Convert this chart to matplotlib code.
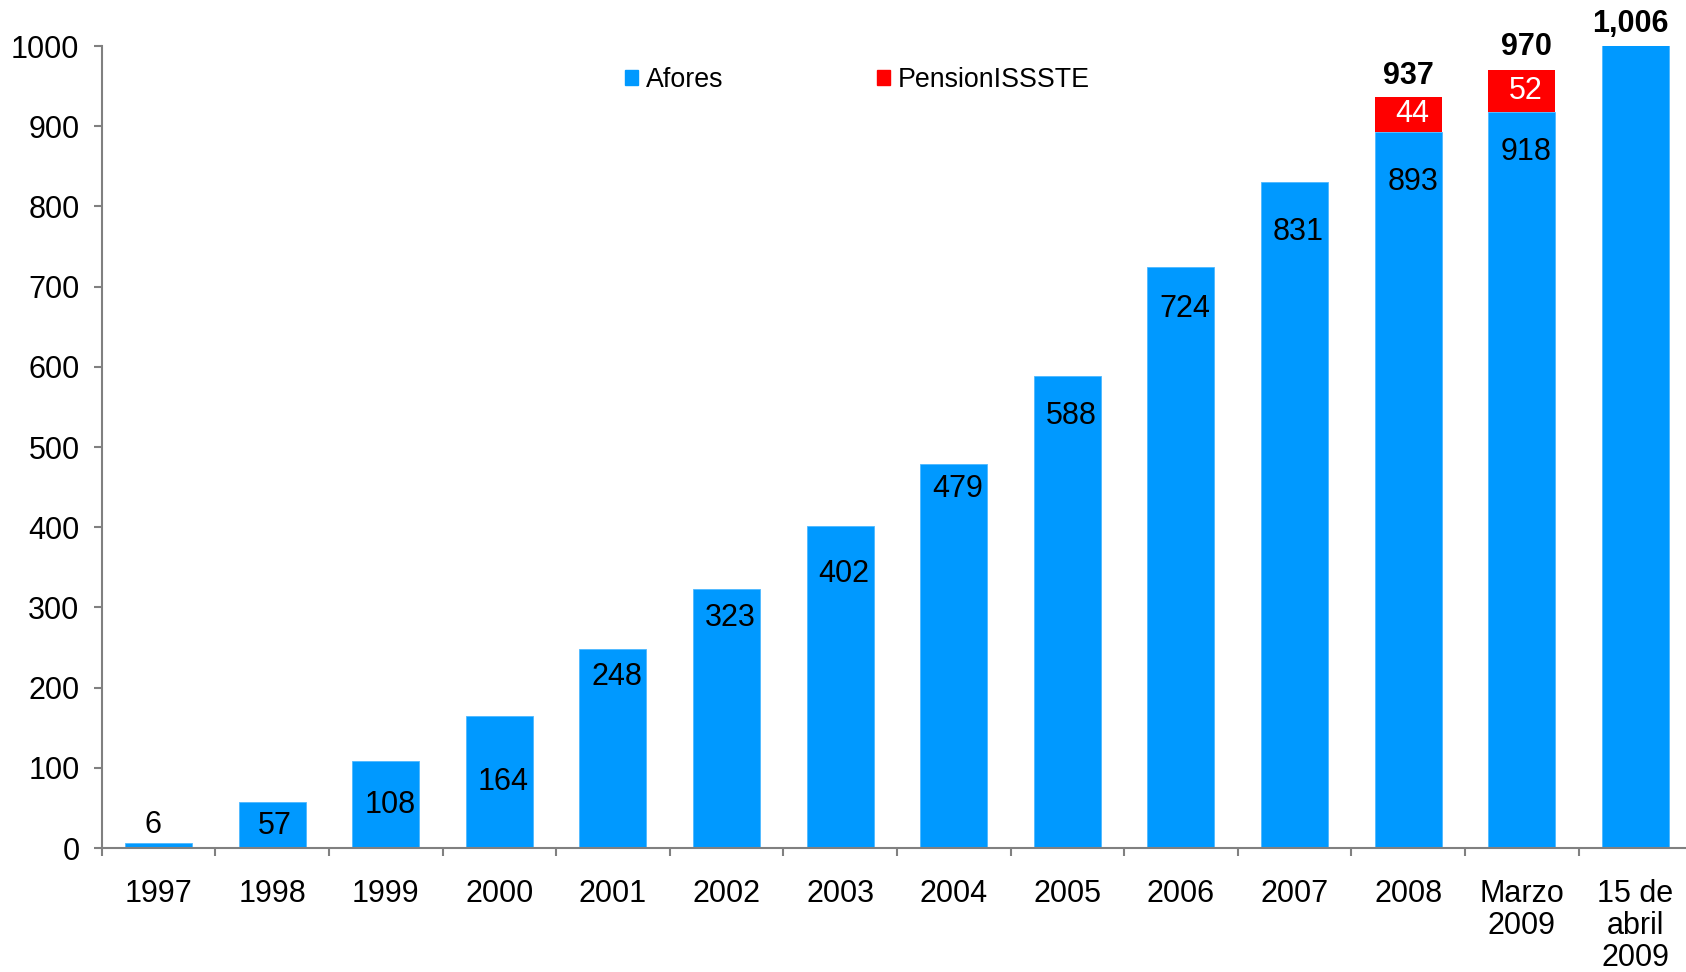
import matplotlib
matplotlib.use("Agg")
import matplotlib.pyplot as plt
from matplotlib.patches import Patch
import numpy as np

plt.rcParams['font.family'] = ['Liberation Sans', 'DejaVu Sans']

# data
categories = ['1997', '1998', '1999', '2000', '2001', '2002', '2003', '2004',
              '2005', '2006', '2007', '2008', 'Marzo\n2009', '15 de\nabril\n2009']
afores = [6, 57, 108, 164, 248, 323, 402, 479, 588, 724, 831, 893, 918, 1006]
pension = [0, 0, 0, 0, 0, 0, 0, 0, 0, 0, 0, 44, 52, 0]
totals = ['', '', '', '', '', '', '', '', '', '', '', '937', '970', '1,006']

# label placement tweaks (pixels from the top of each bar, up is positive)
afores_lbl_dy = [18, -24, -44, -66, -28, -29, -48, -25, -40, -42, -50, -50, -40, None]
afores_lbl_dx = [-6, 3, 4, 4, 4, 4, 4, 4, 4, 4, 4, 5, 4, 0]
total_lbl_dy = [0, 0, 0, 0, 0, 0, 0, 0, 0, 0, 0, 21, 23, 17]
total_lbl_dx = [0, 0, 0, 0, 0, 0, 0, 0, 0, 0, 0, 0, 5, -5]

BLUE = '#0099ff'
RED = '#ff0000'
GREY = '#808080'
px = 72.0 / 100  # pixels -> points at dpi 100

fig = plt.figure(figsize=(16.86, 9.72), dpi=100)
ax = fig.add_axes([101.7 / 1686, 1 - 848 / 972, 1590.4 / 1686, 802 / 972])

x = np.arange(len(categories))
afores = np.array(afores)
pension = np.array(pension)
ax.bar(x, afores, width=0.59, color=BLUE, edgecolor='#4db8ff', linewidth=0.6)
ax.bar(x, pension, width=0.59, bottom=afores, color=RED, linewidth=0)

ax.set_xlim(-0.5, len(categories) - 0.5)
ax.set_ylim(0, 1000)
ax.set_yticks(np.arange(0, 1001, 100))

for s in ['top', 'right']:
    ax.spines[s].set_visible(False)
for s in ['left', 'bottom']:
    ax.spines[s].set_color(GREY)
    ax.spines[s].set_linewidth(1.5)

ax.set_xticks(x)
ax.set_xticklabels(categories, linespacing=1.08)
ax.set_xticks(np.arange(-0.5, len(categories), 1), minor=True)
ax.tick_params(axis='x', which='major', length=0, pad=22.5, labelsize=22)
ax.tick_params(axis='x', which='minor', length=6, width=1.5, color=GREY)
ax.tick_params(axis='y', length=6, width=1.5, color=GREY, pad=10, labelsize=22)

# values inside the bars
for i, v in enumerate(afores):
    dy = afores_lbl_dy[i]
    if dy is None:
        continue
    ax.annotate(str(v), (x[i], min(v, 1000)), xytext=(afores_lbl_dx[i] * px, dy * px),
                textcoords='offset points', ha='center', va='center',
                fontsize=22, color='black')
for i, v in enumerate(pension):
    if v == 0:
        continue
    ax.annotate(str(v), (x[i], afores[i] + v / 2), xytext=(4 * px, 0),
                textcoords='offset points', ha='center', va='center',
                fontsize=22, color='white')
for i, t in enumerate(totals):
    if not t:
        continue
    top = afores[i] + pension[i]
    ax.annotate(t, (x[i], top), xytext=(total_lbl_dx[i] * px, total_lbl_dy[i] * px),
                textcoords='offset points', ha='center', va='center',
                fontsize=22, fontweight='bold', annotation_clip=False)

handles = [Patch(color=BLUE, label='Afores'), Patch(color=RED, label='PensionISSSTE')]
fig.legend(handles=handles, loc='center left', bbox_to_anchor=(625 / 1686, 1 - 80 / 972),
           ncol=2, frameon=False, fontsize=19.3, handlelength=0.5, handleheight=0.5,
           handletextpad=0.3, columnspacing=5.7, borderpad=0, borderaxespad=0)

fig.savefig('out.png', dpi=100)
● ● ● ● ● ● ●
THE REQUEST → Transcribe exactly, with no pictures, the lines running from the first line of the material through the line holding "0, 0, 0, 5, -5]".

FINISHED EXERCISE →
Convert this chart to matplotlib code.
import matplotlib
matplotlib.use("Agg")
import matplotlib.pyplot as plt
from matplotlib.patches import Patch
import numpy as np

plt.rcParams['font.family'] = ['Liberation Sans', 'DejaVu Sans']

# data
categories = ['1997', '1998', '1999', '2000', '2001', '2002', '2003', '2004',
              '2005', '2006', '2007', '2008', 'Marzo\n2009', '15 de\nabril\n2009']
afores = [6, 57, 108, 164, 248, 323, 402, 479, 588, 724, 831, 893, 918, 1006]
pension = [0, 0, 0, 0, 0, 0, 0, 0, 0, 0, 0, 44, 52, 0]
totals = ['', '', '', '', '', '', '', '', '', '', '', '937', '970', '1,006']

# label placement tweaks (pixels from the top of each bar, up is positive)
afores_lbl_dy = [18, -24, -44, -66, -28, -29, -48, -25, -40, -42, -50, -50, -40, None]
afores_lbl_dx = [-6, 3, 4, 4, 4, 4, 4, 4, 4, 4, 4, 5, 4, 0]
total_lbl_dy = [0, 0, 0, 0, 0, 0, 0, 0, 0, 0, 0, 21, 23, 17]
total_lbl_dx = [0, 0, 0, 0, 0, 0, 0, 0, 0, 0, 0, 0, 5, -5]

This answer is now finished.